- OBJECTIVE
Reproduce every line of the listing as written, apart from the pictures.

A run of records
* start *
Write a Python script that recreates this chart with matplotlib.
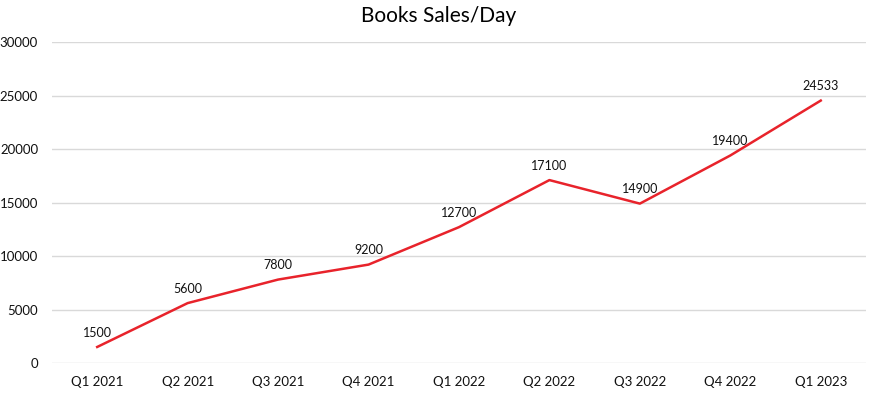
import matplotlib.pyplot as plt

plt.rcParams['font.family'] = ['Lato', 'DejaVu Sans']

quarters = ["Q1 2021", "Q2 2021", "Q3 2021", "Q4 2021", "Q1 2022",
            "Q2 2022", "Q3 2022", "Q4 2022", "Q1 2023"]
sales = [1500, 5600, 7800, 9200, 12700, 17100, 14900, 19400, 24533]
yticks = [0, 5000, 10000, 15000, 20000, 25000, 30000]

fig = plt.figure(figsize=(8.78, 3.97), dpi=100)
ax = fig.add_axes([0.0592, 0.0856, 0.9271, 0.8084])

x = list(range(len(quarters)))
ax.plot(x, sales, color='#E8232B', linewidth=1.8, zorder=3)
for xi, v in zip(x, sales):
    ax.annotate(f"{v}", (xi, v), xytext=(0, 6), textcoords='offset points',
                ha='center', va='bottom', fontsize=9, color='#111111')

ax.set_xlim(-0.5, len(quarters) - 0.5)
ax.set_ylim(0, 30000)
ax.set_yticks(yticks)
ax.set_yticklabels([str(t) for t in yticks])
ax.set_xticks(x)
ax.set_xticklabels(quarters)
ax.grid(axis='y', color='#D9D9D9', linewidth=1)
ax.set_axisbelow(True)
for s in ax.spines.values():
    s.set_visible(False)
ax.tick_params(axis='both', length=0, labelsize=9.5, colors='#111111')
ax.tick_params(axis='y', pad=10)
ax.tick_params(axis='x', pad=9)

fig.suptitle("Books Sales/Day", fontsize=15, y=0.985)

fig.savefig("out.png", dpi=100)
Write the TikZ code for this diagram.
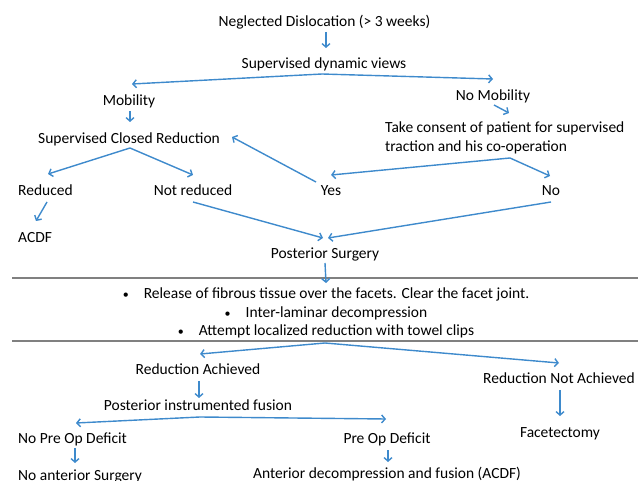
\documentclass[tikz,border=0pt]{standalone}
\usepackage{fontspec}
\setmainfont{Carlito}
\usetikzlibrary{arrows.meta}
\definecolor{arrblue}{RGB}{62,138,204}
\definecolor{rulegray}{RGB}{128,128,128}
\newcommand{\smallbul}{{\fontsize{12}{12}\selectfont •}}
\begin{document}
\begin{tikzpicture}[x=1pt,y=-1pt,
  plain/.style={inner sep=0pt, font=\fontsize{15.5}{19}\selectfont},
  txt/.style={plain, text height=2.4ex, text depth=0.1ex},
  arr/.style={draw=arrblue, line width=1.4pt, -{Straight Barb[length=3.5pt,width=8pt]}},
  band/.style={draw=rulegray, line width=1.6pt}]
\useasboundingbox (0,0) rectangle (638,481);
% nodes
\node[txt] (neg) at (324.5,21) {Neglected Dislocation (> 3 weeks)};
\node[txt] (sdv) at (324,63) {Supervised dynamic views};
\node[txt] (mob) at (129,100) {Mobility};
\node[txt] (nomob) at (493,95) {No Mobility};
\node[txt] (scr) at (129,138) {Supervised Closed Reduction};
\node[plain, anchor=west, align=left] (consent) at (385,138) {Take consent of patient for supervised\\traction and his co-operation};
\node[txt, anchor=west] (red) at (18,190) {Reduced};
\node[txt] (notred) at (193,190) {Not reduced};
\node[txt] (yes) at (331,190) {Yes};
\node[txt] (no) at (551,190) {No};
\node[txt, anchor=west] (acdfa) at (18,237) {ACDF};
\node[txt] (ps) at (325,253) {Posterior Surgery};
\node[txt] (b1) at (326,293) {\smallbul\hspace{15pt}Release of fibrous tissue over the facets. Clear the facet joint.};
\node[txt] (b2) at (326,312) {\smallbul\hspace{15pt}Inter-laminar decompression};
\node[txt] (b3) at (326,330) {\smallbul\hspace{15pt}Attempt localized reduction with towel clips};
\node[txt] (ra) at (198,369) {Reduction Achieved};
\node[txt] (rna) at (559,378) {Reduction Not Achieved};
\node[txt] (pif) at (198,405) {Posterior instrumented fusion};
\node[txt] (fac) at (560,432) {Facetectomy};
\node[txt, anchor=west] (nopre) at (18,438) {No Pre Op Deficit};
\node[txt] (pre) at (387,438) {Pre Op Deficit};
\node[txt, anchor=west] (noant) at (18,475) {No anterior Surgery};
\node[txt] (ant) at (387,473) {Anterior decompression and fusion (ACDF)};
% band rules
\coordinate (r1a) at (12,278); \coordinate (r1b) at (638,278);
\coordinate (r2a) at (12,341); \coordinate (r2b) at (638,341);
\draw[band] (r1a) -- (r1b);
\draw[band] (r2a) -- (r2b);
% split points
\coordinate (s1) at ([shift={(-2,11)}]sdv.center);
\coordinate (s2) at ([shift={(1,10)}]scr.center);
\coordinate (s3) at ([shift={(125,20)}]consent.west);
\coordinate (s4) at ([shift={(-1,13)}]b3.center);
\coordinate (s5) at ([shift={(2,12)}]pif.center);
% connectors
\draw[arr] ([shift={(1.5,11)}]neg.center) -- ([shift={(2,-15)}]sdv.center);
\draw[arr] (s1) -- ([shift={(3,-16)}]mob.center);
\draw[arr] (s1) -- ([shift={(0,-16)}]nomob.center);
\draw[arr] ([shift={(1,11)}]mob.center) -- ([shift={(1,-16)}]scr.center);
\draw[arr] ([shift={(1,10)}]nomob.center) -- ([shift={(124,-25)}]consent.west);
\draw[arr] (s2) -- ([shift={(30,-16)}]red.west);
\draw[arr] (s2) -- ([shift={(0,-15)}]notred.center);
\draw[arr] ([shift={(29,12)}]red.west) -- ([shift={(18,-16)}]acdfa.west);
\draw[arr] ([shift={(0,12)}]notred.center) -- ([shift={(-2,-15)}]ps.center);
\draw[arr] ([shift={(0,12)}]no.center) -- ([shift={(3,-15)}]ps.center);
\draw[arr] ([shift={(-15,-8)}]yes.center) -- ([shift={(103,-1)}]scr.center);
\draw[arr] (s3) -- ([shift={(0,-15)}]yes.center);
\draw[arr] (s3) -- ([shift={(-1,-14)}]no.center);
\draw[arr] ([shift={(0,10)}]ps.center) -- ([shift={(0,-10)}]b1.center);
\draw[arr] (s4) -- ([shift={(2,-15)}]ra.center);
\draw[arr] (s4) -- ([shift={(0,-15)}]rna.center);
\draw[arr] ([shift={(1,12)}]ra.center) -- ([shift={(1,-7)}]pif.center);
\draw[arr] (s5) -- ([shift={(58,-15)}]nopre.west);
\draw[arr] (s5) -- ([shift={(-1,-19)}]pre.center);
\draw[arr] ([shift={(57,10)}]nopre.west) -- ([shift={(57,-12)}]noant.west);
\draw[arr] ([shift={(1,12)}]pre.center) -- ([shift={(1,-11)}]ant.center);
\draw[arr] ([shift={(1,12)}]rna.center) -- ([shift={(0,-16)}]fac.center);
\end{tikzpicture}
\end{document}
* end *
- OUTPUT BELOW
Write a Python script that recreates this chart with matplotlib.
import matplotlib.pyplot as plt

plt.rcParams['font.family'] = ['Lato', 'DejaVu Sans']

quarters = ["Q1 2021", "Q2 2021", "Q3 2021", "Q4 2021", "Q1 2022",
            "Q2 2022", "Q3 2022", "Q4 2022", "Q1 2023"]
sales = [1500, 5600, 7800, 9200, 12700, 17100, 14900, 19400, 24533]
yticks = [0, 5000, 10000, 15000, 20000, 25000, 30000]

fig = plt.figure(figsize=(8.78, 3.97), dpi=100)
ax = fig.add_axes([0.0592, 0.0856, 0.9271, 0.8084])

x = list(range(len(quarters)))
ax.plot(x, sales, color='#E8232B', linewidth=1.8, zorder=3)
for xi, v in zip(x, sales):
    ax.annotate(f"{v}", (xi, v), xytext=(0, 6), textcoords='offset points',
                ha='center', va='bottom', fontsize=9, color='#111111')

ax.set_xlim(-0.5, len(quarters) - 0.5)
ax.set_ylim(0, 30000)
ax.set_yticks(yticks)
ax.set_yticklabels([str(t) for t in yticks])
ax.set_xticks(x)
ax.set_xticklabels(quarters)
ax.grid(axis='y', color='#D9D9D9', linewidth=1)
ax.set_axisbelow(True)
for s in ax.spines.values():
    s.set_visible(False)
ax.tick_params(axis='both', length=0, labelsize=9.5, colors='#111111')
ax.tick_params(axis='y', pad=10)
ax.tick_params(axis='x', pad=9)

fig.suptitle("Books Sales/Day", fontsize=15, y=0.985)

fig.savefig("out.png", dpi=100)
Write the TikZ code for this diagram.
\documentclass[tikz,border=0pt]{standalone}
\usepackage{fontspec}
\setmainfont{Carlito}
\usetikzlibrary{arrows.meta}
\definecolor{arrblue}{RGB}{62,138,204}
\definecolor{rulegray}{RGB}{128,128,128}
\newcommand{\smallbul}{{\fontsize{12}{12}\selectfont •}}
\begin{document}
\begin{tikzpicture}[x=1pt,y=-1pt,
  plain/.style={inner sep=0pt, font=\fontsize{15.5}{19}\selectfont},
  txt/.style={plain, text height=2.4ex, text depth=0.1ex},
  arr/.style={draw=arrblue, line width=1.4pt, -{Straight Barb[length=3.5pt,width=8pt]}},
  band/.style={draw=rulegray, line width=1.6pt}]
\useasboundingbox (0,0) rectangle (638,481);
% nodes
\node[txt] (neg) at (324.5,21) {Neglected Dislocation (> 3 weeks)};
\node[txt] (sdv) at (324,63) {Supervised dynamic views};
\node[txt] (mob) at (129,100) {Mobility};
\node[txt] (nomob) at (493,95) {No Mobility};
\node[txt] (scr) at (129,138) {Supervised Closed Reduction};
\node[plain, anchor=west, align=left] (consent) at (385,138) {Take consent of patient for supervised\\traction and his co-operation};
\node[txt, anchor=west] (red) at (18,190) {Reduced};
\node[txt] (notred) at (193,190) {Not reduced};
\node[txt] (yes) at (331,190) {Yes};
\node[txt] (no) at (551,190) {No};
\node[txt, anchor=west] (acdfa) at (18,237) {ACDF};
\node[txt] (ps) at (325,253) {Posterior Surgery};
\node[txt] (b1) at (326,293) {\smallbul\hspace{15pt}Release of fibrous tissue over the facets. Clear the facet joint.};
\node[txt] (b2) at (326,312) {\smallbul\hspace{15pt}Inter-laminar decompression};
\node[txt] (b3) at (326,330) {\smallbul\hspace{15pt}Attempt localized reduction with towel clips};
\node[txt] (ra) at (198,369) {Reduction Achieved};
\node[txt] (rna) at (559,378) {Reduction Not Achieved};
\node[txt] (pif) at (198,405) {Posterior instrumented fusion};
\node[txt] (fac) at (560,432) {Facetectomy};
\node[txt, anchor=west] (nopre) at (18,438) {No Pre Op Deficit};
\node[txt] (pre) at (387,438) {Pre Op Deficit};
\node[txt, anchor=west] (noant) at (18,475) {No anterior Surgery};
\node[txt] (ant) at (387,473) {Anterior decompression and fusion (ACDF)};
% band rules
\coordinate (r1a) at (12,278); \coordinate (r1b) at (638,278);
\coordinate (r2a) at (12,341); \coordinate (r2b) at (638,341);
\draw[band] (r1a) -- (r1b);
\draw[band] (r2a) -- (r2b);
% split points
\coordinate (s1) at ([shift={(-2,11)}]sdv.center);
\coordinate (s2) at ([shift={(1,10)}]scr.center);
\coordinate (s3) at ([shift={(125,20)}]consent.west);
\coordinate (s4) at ([shift={(-1,13)}]b3.center);
\coordinate (s5) at ([shift={(2,12)}]pif.center);
% connectors
\draw[arr] ([shift={(1.5,11)}]neg.center) -- ([shift={(2,-15)}]sdv.center);
\draw[arr] (s1) -- ([shift={(3,-16)}]mob.center);
\draw[arr] (s1) -- ([shift={(0,-16)}]nomob.center);
\draw[arr] ([shift={(1,11)}]mob.center) -- ([shift={(1,-16)}]scr.center);
\draw[arr] ([shift={(1,10)}]nomob.center) -- ([shift={(124,-25)}]consent.west);
\draw[arr] (s2) -- ([shift={(30,-16)}]red.west);
\draw[arr] (s2) -- ([shift={(0,-15)}]notred.center);
\draw[arr] ([shift={(29,12)}]red.west) -- ([shift={(18,-16)}]acdfa.west);
\draw[arr] ([shift={(0,12)}]notred.center) -- ([shift={(-2,-15)}]ps.center);
\draw[arr] ([shift={(0,12)}]no.center) -- ([shift={(3,-15)}]ps.center);
\draw[arr] ([shift={(-15,-8)}]yes.center) -- ([shift={(103,-1)}]scr.center);
\draw[arr] (s3) -- ([shift={(0,-15)}]yes.center);
\draw[arr] (s3) -- ([shift={(-1,-14)}]no.center);
\draw[arr] ([shift={(0,10)}]ps.center) -- ([shift={(0,-10)}]b1.center);
\draw[arr] (s4) -- ([shift={(2,-15)}]ra.center);
\draw[arr] (s4) -- ([shift={(0,-15)}]rna.center);
\draw[arr] ([shift={(1,12)}]ra.center) -- ([shift={(1,-7)}]pif.center);
\draw[arr] (s5) -- ([shift={(58,-15)}]nopre.west);
\draw[arr] (s5) -- ([shift={(-1,-19)}]pre.center);
\draw[arr] ([shift={(57,10)}]nopre.west) -- ([shift={(57,-12)}]noant.west);
\draw[arr] ([shift={(1,12)}]pre.center) -- ([shift={(1,-11)}]ant.center);
\draw[arr] ([shift={(1,12)}]rna.center) -- ([shift={(0,-16)}]fac.center);
\end{tikzpicture}
\end{document}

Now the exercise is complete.